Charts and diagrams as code
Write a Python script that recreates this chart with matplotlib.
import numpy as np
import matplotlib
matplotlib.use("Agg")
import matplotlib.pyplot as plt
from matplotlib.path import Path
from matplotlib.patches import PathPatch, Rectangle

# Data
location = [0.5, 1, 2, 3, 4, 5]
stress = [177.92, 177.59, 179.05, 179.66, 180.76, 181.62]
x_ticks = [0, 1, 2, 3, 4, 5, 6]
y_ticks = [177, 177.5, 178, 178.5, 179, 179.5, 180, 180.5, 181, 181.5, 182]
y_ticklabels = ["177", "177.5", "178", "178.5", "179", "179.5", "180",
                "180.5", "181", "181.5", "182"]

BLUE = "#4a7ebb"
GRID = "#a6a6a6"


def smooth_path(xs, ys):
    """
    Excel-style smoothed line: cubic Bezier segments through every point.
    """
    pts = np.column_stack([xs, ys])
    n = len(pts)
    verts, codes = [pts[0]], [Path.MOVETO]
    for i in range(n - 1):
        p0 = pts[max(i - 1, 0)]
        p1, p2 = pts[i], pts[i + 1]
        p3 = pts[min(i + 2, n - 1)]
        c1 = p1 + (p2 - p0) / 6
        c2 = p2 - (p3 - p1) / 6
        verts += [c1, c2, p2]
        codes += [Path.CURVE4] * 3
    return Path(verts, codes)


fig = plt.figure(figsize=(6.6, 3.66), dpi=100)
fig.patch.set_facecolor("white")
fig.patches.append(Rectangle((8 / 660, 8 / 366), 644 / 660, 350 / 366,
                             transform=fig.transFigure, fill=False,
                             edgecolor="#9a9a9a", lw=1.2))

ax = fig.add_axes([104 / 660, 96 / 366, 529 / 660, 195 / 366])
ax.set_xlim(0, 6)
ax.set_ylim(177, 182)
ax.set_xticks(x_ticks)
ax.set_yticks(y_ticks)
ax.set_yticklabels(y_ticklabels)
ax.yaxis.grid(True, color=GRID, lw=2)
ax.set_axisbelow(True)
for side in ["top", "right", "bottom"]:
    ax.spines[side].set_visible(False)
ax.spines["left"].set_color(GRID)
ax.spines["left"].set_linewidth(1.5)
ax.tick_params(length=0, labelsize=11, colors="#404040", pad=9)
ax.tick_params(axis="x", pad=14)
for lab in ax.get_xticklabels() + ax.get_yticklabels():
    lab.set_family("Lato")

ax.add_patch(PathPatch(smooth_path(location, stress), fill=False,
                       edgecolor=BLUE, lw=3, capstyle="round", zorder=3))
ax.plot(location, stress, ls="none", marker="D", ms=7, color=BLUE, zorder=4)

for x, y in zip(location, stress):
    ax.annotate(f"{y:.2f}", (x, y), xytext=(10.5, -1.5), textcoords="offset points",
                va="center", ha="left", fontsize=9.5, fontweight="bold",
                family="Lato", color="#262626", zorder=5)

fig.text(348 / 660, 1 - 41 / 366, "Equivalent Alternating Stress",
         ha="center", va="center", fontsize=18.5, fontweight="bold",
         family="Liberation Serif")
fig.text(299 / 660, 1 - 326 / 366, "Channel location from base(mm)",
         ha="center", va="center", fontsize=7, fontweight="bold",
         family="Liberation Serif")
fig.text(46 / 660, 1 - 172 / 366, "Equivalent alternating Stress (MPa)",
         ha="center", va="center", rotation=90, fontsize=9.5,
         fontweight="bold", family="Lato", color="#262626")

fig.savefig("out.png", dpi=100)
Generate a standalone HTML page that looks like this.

▶ _Exercise_: Repeat all entries. Match them exactly.

▶ _Task result_:
Write a Python script that recreates this chart with matplotlib.
import numpy as np
import matplotlib
matplotlib.use("Agg")
import matplotlib.pyplot as plt
from matplotlib.path import Path
from matplotlib.patches import PathPatch, Rectangle

# Data
location = [0.5, 1, 2, 3, 4, 5]
stress = [177.92, 177.59, 179.05, 179.66, 180.76, 181.62]
x_ticks = [0, 1, 2, 3, 4, 5, 6]
y_ticks = [177, 177.5, 178, 178.5, 179, 179.5, 180, 180.5, 181, 181.5, 182]
y_ticklabels = ["177", "177.5", "178", "178.5", "179", "179.5", "180",
                "180.5", "181", "181.5", "182"]

BLUE = "#4a7ebb"
GRID = "#a6a6a6"


def smooth_path(xs, ys):
    """
    Excel-style smoothed line: cubic Bezier segments through every point.
    """
    pts = np.column_stack([xs, ys])
    n = len(pts)
    verts, codes = [pts[0]], [Path.MOVETO]
    for i in range(n - 1):
        p0 = pts[max(i - 1, 0)]
        p1, p2 = pts[i], pts[i + 1]
        p3 = pts[min(i + 2, n - 1)]
        c1 = p1 + (p2 - p0) / 6
        c2 = p2 - (p3 - p1) / 6
        verts += [c1, c2, p2]
        codes += [Path.CURVE4] * 3
    return Path(verts, codes)


fig = plt.figure(figsize=(6.6, 3.66), dpi=100)
fig.patch.set_facecolor("white")
fig.patches.append(Rectangle((8 / 660, 8 / 366), 644 / 660, 350 / 366,
                             transform=fig.transFigure, fill=False,
                             edgecolor="#9a9a9a", lw=1.2))

ax = fig.add_axes([104 / 660, 96 / 366, 529 / 660, 195 / 366])
ax.set_xlim(0, 6)
ax.set_ylim(177, 182)
ax.set_xticks(x_ticks)
ax.set_yticks(y_ticks)
ax.set_yticklabels(y_ticklabels)
ax.yaxis.grid(True, color=GRID, lw=2)
ax.set_axisbelow(True)
for side in ["top", "right", "bottom"]:
    ax.spines[side].set_visible(False)
ax.spines["left"].set_color(GRID)
ax.spines["left"].set_linewidth(1.5)
ax.tick_params(length=0, labelsize=11, colors="#404040", pad=9)
ax.tick_params(axis="x", pad=14)
for lab in ax.get_xticklabels() + ax.get_yticklabels():
    lab.set_family("Lato")

ax.add_patch(PathPatch(smooth_path(location, stress), fill=False,
                       edgecolor=BLUE, lw=3, capstyle="round", zorder=3))
ax.plot(location, stress, ls="none", marker="D", ms=7, color=BLUE, zorder=4)

for x, y in zip(location, stress):
    ax.annotate(f"{y:.2f}", (x, y), xytext=(10.5, -1.5), textcoords="offset points",
                va="center", ha="left", fontsize=9.5, fontweight="bold",
                family="Lato", color="#262626", zorder=5)

fig.text(348 / 660, 1 - 41 / 366, "Equivalent Alternating Stress",
         ha="center", va="center", fontsize=18.5, fontweight="bold",
         family="Liberation Serif")
fig.text(299 / 660, 1 - 326 / 366, "Channel location from base(mm)",
         ha="center", va="center", fontsize=7, fontweight="bold",
         family="Liberation Serif")
fig.text(46 / 660, 1 - 172 / 366, "Equivalent alternating Stress (MPa)",
         ha="center", va="center", rotation=90, fontsize=9.5,
         fontweight="bold", family="Lato", color="#262626")

fig.savefig("out.png", dpi=100)
Generate a standalone HTML page that looks like this.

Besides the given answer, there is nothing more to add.